== Short task ==
Without the pictures, can you quote each line below exactly?

== Dataset excerpt ==
····················
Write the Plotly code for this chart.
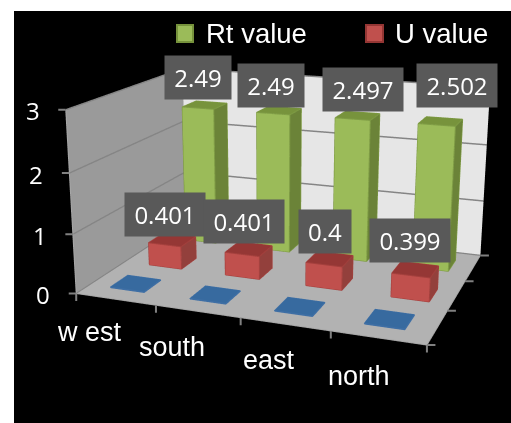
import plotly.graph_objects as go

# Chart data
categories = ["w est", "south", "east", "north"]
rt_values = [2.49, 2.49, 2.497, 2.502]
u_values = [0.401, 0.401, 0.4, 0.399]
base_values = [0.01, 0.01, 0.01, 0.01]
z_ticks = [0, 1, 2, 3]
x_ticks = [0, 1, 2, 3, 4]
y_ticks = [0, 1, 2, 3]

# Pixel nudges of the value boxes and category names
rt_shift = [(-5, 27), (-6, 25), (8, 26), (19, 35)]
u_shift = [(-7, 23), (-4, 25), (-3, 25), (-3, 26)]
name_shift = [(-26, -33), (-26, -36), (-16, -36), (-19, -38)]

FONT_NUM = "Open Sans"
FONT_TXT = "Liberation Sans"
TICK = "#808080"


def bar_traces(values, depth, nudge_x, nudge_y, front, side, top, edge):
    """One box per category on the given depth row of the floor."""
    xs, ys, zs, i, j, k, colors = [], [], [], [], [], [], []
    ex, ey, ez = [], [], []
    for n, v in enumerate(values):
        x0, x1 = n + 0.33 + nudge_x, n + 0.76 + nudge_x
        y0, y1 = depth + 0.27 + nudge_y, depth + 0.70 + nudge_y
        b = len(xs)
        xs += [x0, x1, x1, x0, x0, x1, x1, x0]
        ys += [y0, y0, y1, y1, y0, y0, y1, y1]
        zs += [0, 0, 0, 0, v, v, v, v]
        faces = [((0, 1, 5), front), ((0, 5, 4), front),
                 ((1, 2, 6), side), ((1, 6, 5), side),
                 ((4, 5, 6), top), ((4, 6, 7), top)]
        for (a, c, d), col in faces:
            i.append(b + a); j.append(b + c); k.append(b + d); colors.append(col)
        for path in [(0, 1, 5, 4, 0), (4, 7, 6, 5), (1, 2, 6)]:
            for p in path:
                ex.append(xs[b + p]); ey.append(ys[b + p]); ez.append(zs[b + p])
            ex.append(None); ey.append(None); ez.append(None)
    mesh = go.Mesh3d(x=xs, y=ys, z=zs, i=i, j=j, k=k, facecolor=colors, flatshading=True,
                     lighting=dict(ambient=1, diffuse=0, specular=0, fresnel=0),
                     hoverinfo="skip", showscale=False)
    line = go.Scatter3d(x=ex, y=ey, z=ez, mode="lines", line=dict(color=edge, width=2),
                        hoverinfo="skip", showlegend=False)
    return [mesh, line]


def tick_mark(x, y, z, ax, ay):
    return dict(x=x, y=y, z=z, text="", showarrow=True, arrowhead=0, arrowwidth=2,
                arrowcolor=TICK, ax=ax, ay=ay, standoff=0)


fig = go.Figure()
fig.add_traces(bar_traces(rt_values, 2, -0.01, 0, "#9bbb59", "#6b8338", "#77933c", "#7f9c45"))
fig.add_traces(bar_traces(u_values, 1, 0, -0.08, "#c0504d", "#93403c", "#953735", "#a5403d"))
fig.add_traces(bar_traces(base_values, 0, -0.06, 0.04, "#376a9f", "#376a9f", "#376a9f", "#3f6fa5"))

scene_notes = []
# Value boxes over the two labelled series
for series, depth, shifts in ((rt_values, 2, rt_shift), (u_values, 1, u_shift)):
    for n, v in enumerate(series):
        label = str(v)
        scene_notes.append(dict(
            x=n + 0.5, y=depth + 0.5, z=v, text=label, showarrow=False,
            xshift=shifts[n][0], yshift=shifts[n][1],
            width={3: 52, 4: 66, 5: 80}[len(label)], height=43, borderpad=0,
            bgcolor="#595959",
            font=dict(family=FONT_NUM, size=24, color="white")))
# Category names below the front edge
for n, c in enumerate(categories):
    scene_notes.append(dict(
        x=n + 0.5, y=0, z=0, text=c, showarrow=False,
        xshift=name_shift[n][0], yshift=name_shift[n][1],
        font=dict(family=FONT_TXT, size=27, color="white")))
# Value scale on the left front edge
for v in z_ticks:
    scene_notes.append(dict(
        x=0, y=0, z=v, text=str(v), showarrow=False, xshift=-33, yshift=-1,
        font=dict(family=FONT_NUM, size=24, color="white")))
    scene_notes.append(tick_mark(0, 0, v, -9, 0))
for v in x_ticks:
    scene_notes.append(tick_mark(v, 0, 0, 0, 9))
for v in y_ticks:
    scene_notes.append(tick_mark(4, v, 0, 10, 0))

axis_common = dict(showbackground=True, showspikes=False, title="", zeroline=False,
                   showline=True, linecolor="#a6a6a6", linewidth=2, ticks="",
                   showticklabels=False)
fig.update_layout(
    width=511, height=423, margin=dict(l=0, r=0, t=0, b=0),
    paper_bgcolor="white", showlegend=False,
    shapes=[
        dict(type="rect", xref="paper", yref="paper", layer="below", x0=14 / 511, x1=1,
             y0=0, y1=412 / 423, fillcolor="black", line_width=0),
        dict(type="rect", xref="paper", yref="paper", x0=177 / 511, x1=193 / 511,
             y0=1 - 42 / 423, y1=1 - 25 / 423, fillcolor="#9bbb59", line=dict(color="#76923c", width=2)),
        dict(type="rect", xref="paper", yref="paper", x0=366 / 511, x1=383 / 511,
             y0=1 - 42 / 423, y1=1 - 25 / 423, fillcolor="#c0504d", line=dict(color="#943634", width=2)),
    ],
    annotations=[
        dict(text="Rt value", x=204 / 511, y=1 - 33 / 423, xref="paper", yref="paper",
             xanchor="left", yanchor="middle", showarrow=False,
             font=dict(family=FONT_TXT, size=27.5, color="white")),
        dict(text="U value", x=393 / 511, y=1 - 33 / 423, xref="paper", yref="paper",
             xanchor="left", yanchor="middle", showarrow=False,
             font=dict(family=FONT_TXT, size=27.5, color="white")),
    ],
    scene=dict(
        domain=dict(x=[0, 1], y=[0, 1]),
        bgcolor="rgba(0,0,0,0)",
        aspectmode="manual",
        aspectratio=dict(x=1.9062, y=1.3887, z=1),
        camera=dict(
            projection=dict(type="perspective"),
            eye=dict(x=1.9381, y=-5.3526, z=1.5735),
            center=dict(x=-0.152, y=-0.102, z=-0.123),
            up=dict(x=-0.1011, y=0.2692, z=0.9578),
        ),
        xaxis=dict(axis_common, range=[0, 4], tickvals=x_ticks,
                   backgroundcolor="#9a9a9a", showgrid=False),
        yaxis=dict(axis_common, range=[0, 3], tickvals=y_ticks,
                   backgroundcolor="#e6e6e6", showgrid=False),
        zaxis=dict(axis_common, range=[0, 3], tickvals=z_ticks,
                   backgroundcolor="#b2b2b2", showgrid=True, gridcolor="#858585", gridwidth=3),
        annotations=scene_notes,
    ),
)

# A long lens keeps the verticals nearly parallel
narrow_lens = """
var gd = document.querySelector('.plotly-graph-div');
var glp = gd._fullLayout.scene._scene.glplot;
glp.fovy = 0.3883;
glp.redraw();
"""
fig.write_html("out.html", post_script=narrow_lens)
····················
== Result of this exercise ==
Write the Plotly code for this chart.
import plotly.graph_objects as go

# Chart data
categories = ["w est", "south", "east", "north"]
rt_values = [2.49, 2.49, 2.497, 2.502]
u_values = [0.401, 0.401, 0.4, 0.399]
base_values = [0.01, 0.01, 0.01, 0.01]
z_ticks = [0, 1, 2, 3]
x_ticks = [0, 1, 2, 3, 4]
y_ticks = [0, 1, 2, 3]

# Pixel nudges of the value boxes and category names
rt_shift = [(-5, 27), (-6, 25), (8, 26), (19, 35)]
u_shift = [(-7, 23), (-4, 25), (-3, 25), (-3, 26)]
name_shift = [(-26, -33), (-26, -36), (-16, -36), (-19, -38)]

FONT_NUM = "Open Sans"
FONT_TXT = "Liberation Sans"
TICK = "#808080"


def bar_traces(values, depth, nudge_x, nudge_y, front, side, top, edge):
    """One box per category on the given depth row of the floor."""
    xs, ys, zs, i, j, k, colors = [], [], [], [], [], [], []
    ex, ey, ez = [], [], []
    for n, v in enumerate(values):
        x0, x1 = n + 0.33 + nudge_x, n + 0.76 + nudge_x
        y0, y1 = depth + 0.27 + nudge_y, depth + 0.70 + nudge_y
        b = len(xs)
        xs += [x0, x1, x1, x0, x0, x1, x1, x0]
        ys += [y0, y0, y1, y1, y0, y0, y1, y1]
        zs += [0, 0, 0, 0, v, v, v, v]
        faces = [((0, 1, 5), front), ((0, 5, 4), front),
                 ((1, 2, 6), side), ((1, 6, 5), side),
                 ((4, 5, 6), top), ((4, 6, 7), top)]
        for (a, c, d), col in faces:
            i.append(b + a); j.append(b + c); k.append(b + d); colors.append(col)
        for path in [(0, 1, 5, 4, 0), (4, 7, 6, 5), (1, 2, 6)]:
            for p in path:
                ex.append(xs[b + p]); ey.append(ys[b + p]); ez.append(zs[b + p])
            ex.append(None); ey.append(None); ez.append(None)
    mesh = go.Mesh3d(x=xs, y=ys, z=zs, i=i, j=j, k=k, facecolor=colors, flatshading=True,
                     lighting=dict(ambient=1, diffuse=0, specular=0, fresnel=0),
                     hoverinfo="skip", showscale=False)
    line = go.Scatter3d(x=ex, y=ey, z=ez, mode="lines", line=dict(color=edge, width=2),
                        hoverinfo="skip", showlegend=False)
    return [mesh, line]


def tick_mark(x, y, z, ax, ay):
    return dict(x=x, y=y, z=z, text="", showarrow=True, arrowhead=0, arrowwidth=2,
                arrowcolor=TICK, ax=ax, ay=ay, standoff=0)


fig = go.Figure()
fig.add_traces(bar_traces(rt_values, 2, -0.01, 0, "#9bbb59", "#6b8338", "#77933c", "#7f9c45"))
fig.add_traces(bar_traces(u_values, 1, 0, -0.08, "#c0504d", "#93403c", "#953735", "#a5403d"))
fig.add_traces(bar_traces(base_values, 0, -0.06, 0.04, "#376a9f", "#376a9f", "#376a9f", "#3f6fa5"))

scene_notes = []
# Value boxes over the two labelled series
for series, depth, shifts in ((rt_values, 2, rt_shift), (u_values, 1, u_shift)):
    for n, v in enumerate(series):
        label = str(v)
        scene_notes.append(dict(
            x=n + 0.5, y=depth + 0.5, z=v, text=label, showarrow=False,
            xshift=shifts[n][0], yshift=shifts[n][1],
            width={3: 52, 4: 66, 5: 80}[len(label)], height=43, borderpad=0,
            bgcolor="#595959",
            font=dict(family=FONT_NUM, size=24, color="white")))
# Category names below the front edge
for n, c in enumerate(categories):
    scene_notes.append(dict(
        x=n + 0.5, y=0, z=0, text=c, showarrow=False,
        xshift=name_shift[n][0], yshift=name_shift[n][1],
        font=dict(family=FONT_TXT, size=27, color="white")))
# Value scale on the left front edge
for v in z_ticks:
    scene_notes.append(dict(
        x=0, y=0, z=v, text=str(v), showarrow=False, xshift=-33, yshift=-1,
        font=dict(family=FONT_NUM, size=24, color="white")))
    scene_notes.append(tick_mark(0, 0, v, -9, 0))
for v in x_ticks:
    scene_notes.append(tick_mark(v, 0, 0, 0, 9))
for v in y_ticks:
    scene_notes.append(tick_mark(4, v, 0, 10, 0))

axis_common = dict(showbackground=True, showspikes=False, title="", zeroline=False,
                   showline=True, linecolor="#a6a6a6", linewidth=2, ticks="",
                   showticklabels=False)
fig.update_layout(
    width=511, height=423, margin=dict(l=0, r=0, t=0, b=0),
    paper_bgcolor="white", showlegend=False,
    shapes=[
        dict(type="rect", xref="paper", yref="paper", layer="below", x0=14 / 511, x1=1,
             y0=0, y1=412 / 423, fillcolor="black", line_width=0),
        dict(type="rect", xref="paper", yref="paper", x0=177 / 511, x1=193 / 511,
             y0=1 - 42 / 423, y1=1 - 25 / 423, fillcolor="#9bbb59", line=dict(color="#76923c", width=2)),
        dict(type="rect", xref="paper", yref="paper", x0=366 / 511, x1=383 / 511,
             y0=1 - 42 / 423, y1=1 - 25 / 423, fillcolor="#c0504d", line=dict(color="#943634", width=2)),
    ],
    annotations=[
        dict(text="Rt value", x=204 / 511, y=1 - 33 / 423, xref="paper", yref="paper",
             xanchor="left", yanchor="middle", showarrow=False,
             font=dict(family=FONT_TXT, size=27.5, color="white")),
        dict(text="U value", x=393 / 511, y=1 - 33 / 423, xref="paper", yref="paper",
             xanchor="left", yanchor="middle", showarrow=False,
             font=dict(family=FONT_TXT, size=27.5, color="white")),
    ],
    scene=dict(
        domain=dict(x=[0, 1], y=[0, 1]),
        bgcolor="rgba(0,0,0,0)",
        aspectmode="manual",
        aspectratio=dict(x=1.9062, y=1.3887, z=1),
        camera=dict(
            projection=dict(type="perspective"),
            eye=dict(x=1.9381, y=-5.3526, z=1.5735),
            center=dict(x=-0.152, y=-0.102, z=-0.123),
            up=dict(x=-0.1011, y=0.2692, z=0.9578),
        ),
        xaxis=dict(axis_common, range=[0, 4], tickvals=x_ticks,
                   backgroundcolor="#9a9a9a", showgrid=False),
        yaxis=dict(axis_common, range=[0, 3], tickvals=y_ticks,
                   backgroundcolor="#e6e6e6", showgrid=False),
        zaxis=dict(axis_common, range=[0, 3], tickvals=z_ticks,
                   backgroundcolor="#b2b2b2", showgrid=True, gridcolor="#858585", gridwidth=3),
        annotations=scene_notes,
    ),
)

# A long lens keeps the verticals nearly parallel
narrow_lens = """
var gd = document.querySelector('.plotly-graph-div');
var glp = gd._fullLayout.scene._scene.glplot;
glp.fovy = 0.3883;
glp.redraw();
"""
fig.write_html("out.html", post_script=narrow_lens)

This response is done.